Heavier than air flight of the 21 century?
The very first post on this blog entitled “Combinatorics, Mathematics, Academics, Polemics, …” asked the question “Are mathematical debates possible?” We also had posts devoted to debates and to controversies.
A few days ago, the first post in a discussion between Aram Harrow, a brilliant computer scientists and quantum information researcher (and a decorated debator), and myself on quantum error correction was launched in Dick Lipton and Ken Regan’s big-league blog, Gödel’s Lost Letter and P=NP.
The central question we would like to discuss is:
Are universal quantum computers based on quantum error correction possible.
In preparation for the public posts, Ken, Aram, Dick, and me are having very fruitful and interesting email discussion on this and related matters, and also the post itself have already led to very interesting comments. Ken is doing marvels in editing what we write.
Dick opened the post by talking on perpetual motion machines which is ingenious because it challenges both sides of the discussion. Perpetual motion turned out to be impossible: will quantum computers enjoy the same fate? On the other hand (and closer to the issue at hand), an argument against quantum mechanics based on the impossibility of perpetual motion by no other than Einstein turned out to be false, are skeptical ideas to quantum computers just as bogus? (The answer could be yes to both questions.) Some people claimed that heavier-than-air flight might is a better analogy. Sure, perhaps it is better.
But, of course, analogies with many human endeavors can be made, and for these endeavors, some went one way, and some went the other way, and for some we don’t know.

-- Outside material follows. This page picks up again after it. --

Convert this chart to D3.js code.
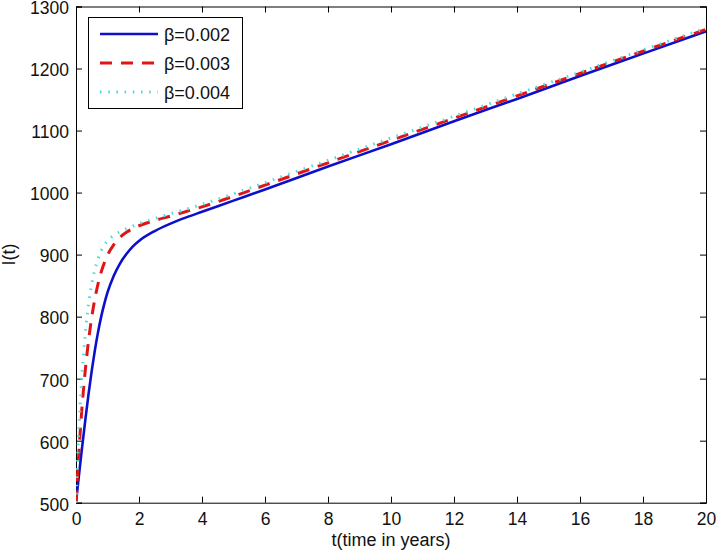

Although this event is declared as a debate, I would like to think about it as a discussion. In the time scale of such a discussion what we can hope for is to better understand each other positions, and, not less important, to better understand our own positions. (Maybe I will comment here about some meta aspects of this developing discussion/debate.)
A real debate
A real emerging debate is if we (scientists) should boycott Elsevier. I tend to be against such an action, and especially against including refereeing papers for journals published by Elsevier as part of the boycott. I liked, generally speaking, Gowers’s critical post on Elsevier, but the winds of war and associated rhetoric are not to my liking. The universities are quite powerful, and they deal, negotiate and struggle with scientific publishers, and other similar bodies, on a regular basis. I tend to think that the community of scientists should not be part of such struggles and that such involvement will harm the community and science. This is a real debate! But it looks almost over. Many scientists joined the boycott and not many opposing opinions were made. It looks that we will have a little war and see some action. Exciting, as ever.